Stated exercise.
Write the data out again exactly, with no pictures.

Given data.
•••

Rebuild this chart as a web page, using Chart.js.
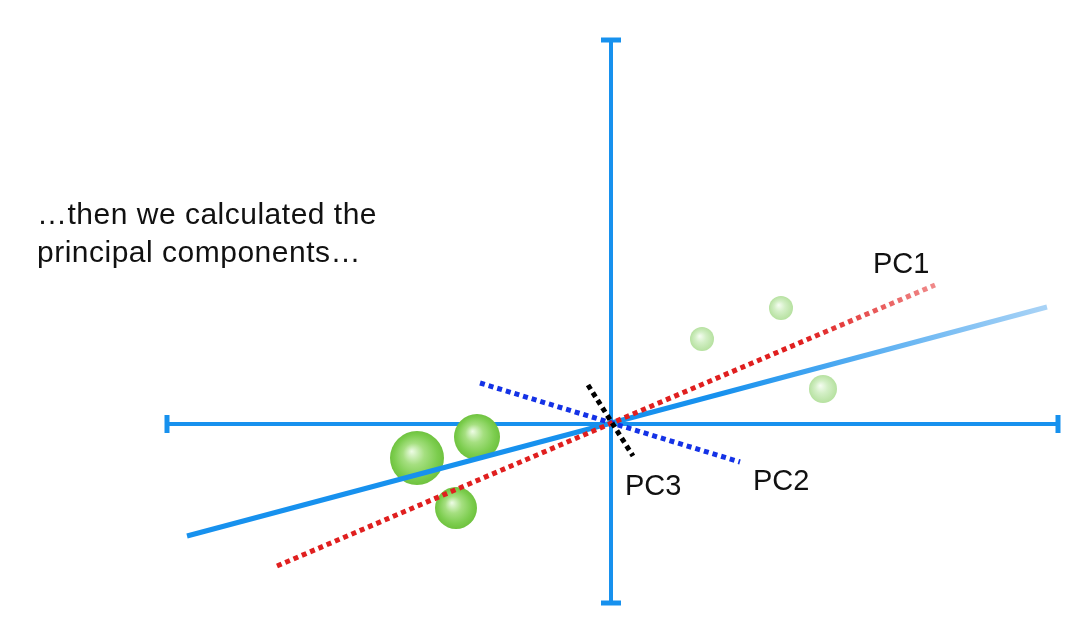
<!DOCTYPE html>
<html>
<head>
<meta charset="utf-8">
<script src="https://cdn.jsdelivr.net/npm/chart.js@4"></script>
<style>
  body { margin: 0; background: #fff; }
  #wrap { position: relative; width: 1082px; height: 619px; }
  #caption {
    position: absolute; left: 37px; top: 195px;
    font-family: "Liberation Sans", Arial, sans-serif;
    font-size: 30px; line-height: 38px; letter-spacing: 0.5px; color: #111;
  }
</style>
</head>
<body>
<div id="wrap">
  <canvas id="myChart"></canvas>
  <div id="caption">…then we calculated the<br>principal components…</div>
</div>
<script>
// data space: origin of the plotted axes at (0, 0)
const xAxisEnds = [-444, 447]
const yAxisEnds = [-179, 384]

const fitLineX = [-424, 436]
const fitLineY = [-112, 117]

const pc1X = [-334, 324]
const pc1Y = [-142, 139]
const pc2X = [-131, 129]
const pc2Y = [41, -38]
const pc3X = [-23, 22]
const pc3Y = [39, -32]

const pointsX = [-194, -134, -155, 91, 170, 212]
const pointsY = [-34, -13, -84, 85, 116, 35]
const pointsR = [27, 23, 21, 12, 12, 14]
const pointsFaded = [false, false, false, true, true, true]

const labelTexts = ['PC1', 'PC2', 'PC3']
const labelX = [262, 142, 14]
const labelY = [151, -66, -71]

const toXY = (xs, ys) => xs.map((x, i) => ({ x: x, y: ys[i] }))

const axisBlue = '#1791ee'

const ready = (chart) => chart.chartArea && chart.scales.x && chart.scales.y &&
    isFinite(chart.scales.x.getPixelForValue(0)) && isFinite(chart.scales.y.getPixelForValue(0))

// gradient along a line from first to last point, fading at the right end
const fadeLine = (xs, ys, solid, light, stop) => (ctx) => {
    const chart = ctx.chart
    if (!ready(chart)) return solid
    const sx = chart.scales.x, sy = chart.scales.y
    const g = chart.ctx.createLinearGradient(
        sx.getPixelForValue(xs[0]), sy.getPixelForValue(ys[0]),
        sx.getPixelForValue(xs[1]), sy.getPixelForValue(ys[1]))
    g.addColorStop(0, solid)
    g.addColorStop(stop, solid)
    g.addColorStop(1, light)
    return g
}

const sphereFill = (ctx) => {
    const chart = ctx.chart
    const p = ctx.raw
    if (!ready(chart) || !p) return '#7ccc50'
    const sx = chart.scales.x, sy = chart.scales.y
    const cx = sx.getPixelForValue(p.x), cy = sy.getPixelForValue(p.y)
    const r = p.r
    const g = chart.ctx.createRadialGradient(cx - r * 0.2, cy - r * 0.25, 0, cx, cy, r)
    if (pointsFaded[ctx.dataIndex]) {
        g.addColorStop(0, '#f6fdf2')
        g.addColorStop(0.45, '#d3efc6')
        g.addColorStop(1, '#b6e1a0')
    } else {
        g.addColorStop(0, '#eefce6')
        g.addColorStop(0.4, '#a5df80')
        g.addColorStop(0.8, '#7ccd4e')
        g.addColorStop(1, '#6fc23f')
    }
    return g
}

const labelPlugin = {
    id: 'pcLabels',
    afterDatasetsDraw(chart) {
        const c = chart.ctx
        const sx = chart.scales.x, sy = chart.scales.y
        c.save()
        c.font = '29px "Liberation Sans", Arial, sans-serif'
        c.fillStyle = '#111'
        c.textBaseline = 'alphabetic'
        labelTexts.forEach((t, i) => {
            c.fillText(t, sx.getPixelForValue(labelX[i]), sy.getPixelForValue(labelY[i]))
        })
        c.restore()
    }
}

const lineSet = (data, color, width, dash, order) => ({
    type: 'line',
    data: data,
    borderColor: color,
    borderWidth: width,
    borderDash: dash,
    pointRadius: 0,
    fill: false,
    order: order
})

const chart = () => {
    const ctx = document.getElementById('myChart')

    new Chart(ctx, {
        data: {
            datasets: [
                lineSet(toXY(pc3X, pc3Y), '#000000', 5, [5, 4], 0),
                lineSet(toXY(pc1X, pc1Y), fadeLine(pc1X, pc1Y, '#e01f1f', '#f08a8a', 0.8), 5, [5, 4], 1),
                lineSet(toXY(pc2X, pc2Y), '#1432e6', 5, [5, 4], 2),
                lineSet(toXY(fitLineX, fitLineY), fadeLine(fitLineX, fitLineY, '#1791ee', '#a9d3f6', 0.62), 5, [], 3),
                {
                    type: 'bubble',
                    data: pointsX.map((x, i) => ({ x: x, y: pointsY[i], r: pointsR[i] })),
                    backgroundColor: sphereFill,
                    borderWidth: 0,
                    order: 4
                },
                {
                    type: 'line',
                    data: toXY(xAxisEnds, [0, 0]),
                    borderColor: axisBlue,
                    borderWidth: 4,
                    pointStyle: 'line',
                    rotation: 90,
                    pointRadius: 9,
                    pointBorderColor: axisBlue,
                    pointBorderWidth: 5,
                    order: 5
                },
                {
                    type: 'line',
                    data: toXY([0, 0], yAxisEnds),
                    borderColor: axisBlue,
                    borderWidth: 4,
                    pointStyle: 'line',
                    rotation: 0,
                    pointRadius: 10,
                    pointBorderColor: axisBlue,
                    pointBorderWidth: 5,
                    order: 6
                }
            ]
        },
        options: {
            responsive: true,
            maintainAspectRatio: false,
            animation: false,
            events: [],
            layout: { padding: 0, autoPadding: false },
            plugins: { legend: { display: false }, tooltip: { enabled: false } },
            scales: {
                x: { type: 'linear', min: -611, max: 471, display: false },
                y: { type: 'linear', min: -195, max: 424, display: false }
            }
        },
        plugins: [labelPlugin]
    })
}

chart()
</script>
</body>
</html>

•••

Correct output.
Rebuild this chart as a web page, using Chart.js.
<!DOCTYPE html>
<html>
<head>
<meta charset="utf-8">
<script src="https://cdn.jsdelivr.net/npm/chart.js@4"></script>
<style>
  body { margin: 0; background: #fff; }
  #wrap { position: relative; width: 1082px; height: 619px; }
  #caption {
    position: absolute; left: 37px; top: 195px;
    font-family: "Liberation Sans", Arial, sans-serif;
    font-size: 30px; line-height: 38px; letter-spacing: 0.5px; color: #111;
  }
</style>
</head>
<body>
<div id="wrap">
  <canvas id="myChart"></canvas>
  <div id="caption">…then we calculated the<br>principal components…</div>
</div>
<script>
// data space: origin of the plotted axes at (0, 0)
const xAxisEnds = [-444, 447]
const yAxisEnds = [-179, 384]

const fitLineX = [-424, 436]
const fitLineY = [-112, 117]

const pc1X = [-334, 324]
const pc1Y = [-142, 139]
const pc2X = [-131, 129]
const pc2Y = [41, -38]
const pc3X = [-23, 22]
const pc3Y = [39, -32]

const pointsX = [-194, -134, -155, 91, 170, 212]
const pointsY = [-34, -13, -84, 85, 116, 35]
const pointsR = [27, 23, 21, 12, 12, 14]
const pointsFaded = [false, false, false, true, true, true]

const labelTexts = ['PC1', 'PC2', 'PC3']
const labelX = [262, 142, 14]
const labelY = [151, -66, -71]

const toXY = (xs, ys) => xs.map((x, i) => ({ x: x, y: ys[i] }))

const axisBlue = '#1791ee'

const ready = (chart) => chart.chartArea && chart.scales.x && chart.scales.y &&
    isFinite(chart.scales.x.getPixelForValue(0)) && isFinite(chart.scales.y.getPixelForValue(0))

// gradient along a line from first to last point, fading at the right end
const fadeLine = (xs, ys, solid, light, stop) => (ctx) => {
    const chart = ctx.chart
    if (!ready(chart)) return solid
    const sx = chart.scales.x, sy = chart.scales.y
    const g = chart.ctx.createLinearGradient(
        sx.getPixelForValue(xs[0]), sy.getPixelForValue(ys[0]),
        sx.getPixelForValue(xs[1]), sy.getPixelForValue(ys[1]))
    g.addColorStop(0, solid)
    g.addColorStop(stop, solid)
    g.addColorStop(1, light)
    return g
}

const sphereFill = (ctx) => {
    const chart = ctx.chart
    const p = ctx.raw
    if (!ready(chart) || !p) return '#7ccc50'
    const sx = chart.scales.x, sy = chart.scales.y
    const cx = sx.getPixelForValue(p.x), cy = sy.getPixelForValue(p.y)
    const r = p.r
    const g = chart.ctx.createRadialGradient(cx - r * 0.2, cy - r * 0.25, 0, cx, cy, r)
    if (pointsFaded[ctx.dataIndex]) {
        g.addColorStop(0, '#f6fdf2')
        g.addColorStop(0.45, '#d3efc6')
        g.addColorStop(1, '#b6e1a0')
    } else {
        g.addColorStop(0, '#eefce6')
        g.addColorStop(0.4, '#a5df80')
        g.addColorStop(0.8, '#7ccd4e')
        g.addColorStop(1, '#6fc23f')
    }
    return g
}

const labelPlugin = {
    id: 'pcLabels',
    afterDatasetsDraw(chart) {
        const c = chart.ctx
        const sx = chart.scales.x, sy = chart.scales.y
        c.save()
        c.font = '29px "Liberation Sans", Arial, sans-serif'
        c.fillStyle = '#111'
        c.textBaseline = 'alphabetic'
        labelTexts.forEach((t, i) => {
            c.fillText(t, sx.getPixelForValue(labelX[i]), sy.getPixelForValue(labelY[i]))
        })
        c.restore()
    }
}

const lineSet = (data, color, width, dash, order) => ({
    type: 'line',
    data: data,
    borderColor: color,
    borderWidth: width,
    borderDash: dash,
    pointRadius: 0,
    fill: false,
    order: order
})

const chart = () => {
    const ctx = document.getElementById('myChart')

    new Chart(ctx, {
        data: {
            datasets: [
                lineSet(toXY(pc3X, pc3Y), '#000000', 5, [5, 4], 0),
                lineSet(toXY(pc1X, pc1Y), fadeLine(pc1X, pc1Y, '#e01f1f', '#f08a8a', 0.8), 5, [5, 4], 1),
                lineSet(toXY(pc2X, pc2Y), '#1432e6', 5, [5, 4], 2),
                lineSet(toXY(fitLineX, fitLineY), fadeLine(fitLineX, fitLineY, '#1791ee', '#a9d3f6', 0.62), 5, [], 3),
                {
                    type: 'bubble',
                    data: pointsX.map((x, i) => ({ x: x, y: pointsY[i], r: pointsR[i] })),
                    backgroundColor: sphereFill,
                    borderWidth: 0,
                    order: 4
                },
                {
                    type: 'line',
                    data: toXY(xAxisEnds, [0, 0]),
                    borderColor: axisBlue,
                    borderWidth: 4,
                    pointStyle: 'line',
                    rotation: 90,
                    pointRadius: 9,
                    pointBorderColor: axisBlue,
                    pointBorderWidth: 5,
                    order: 5
                },
                {
                    type: 'line',
                    data: toXY([0, 0], yAxisEnds),
                    borderColor: axisBlue,
                    borderWidth: 4,
                    pointStyle: 'line',
                    rotation: 0,
                    pointRadius: 10,
                    pointBorderColor: axisBlue,
                    pointBorderWidth: 5,
                    order: 6
                }
            ]
        },
        options: {
            responsive: true,
            maintainAspectRatio: false,
            animation: false,
            events: [],
            layout: { padding: 0, autoPadding: false },
            plugins: { legend: { display: false }, tooltip: { enabled: false } },
            scales: {
                x: { type: 'linear', min: -611, max: 471, display: false },
                y: { type: 'linear', min: -195, max: 424, display: false }
            }
        },
        plugins: [labelPlugin]
    })
}

chart()
</script>
</body>
</html>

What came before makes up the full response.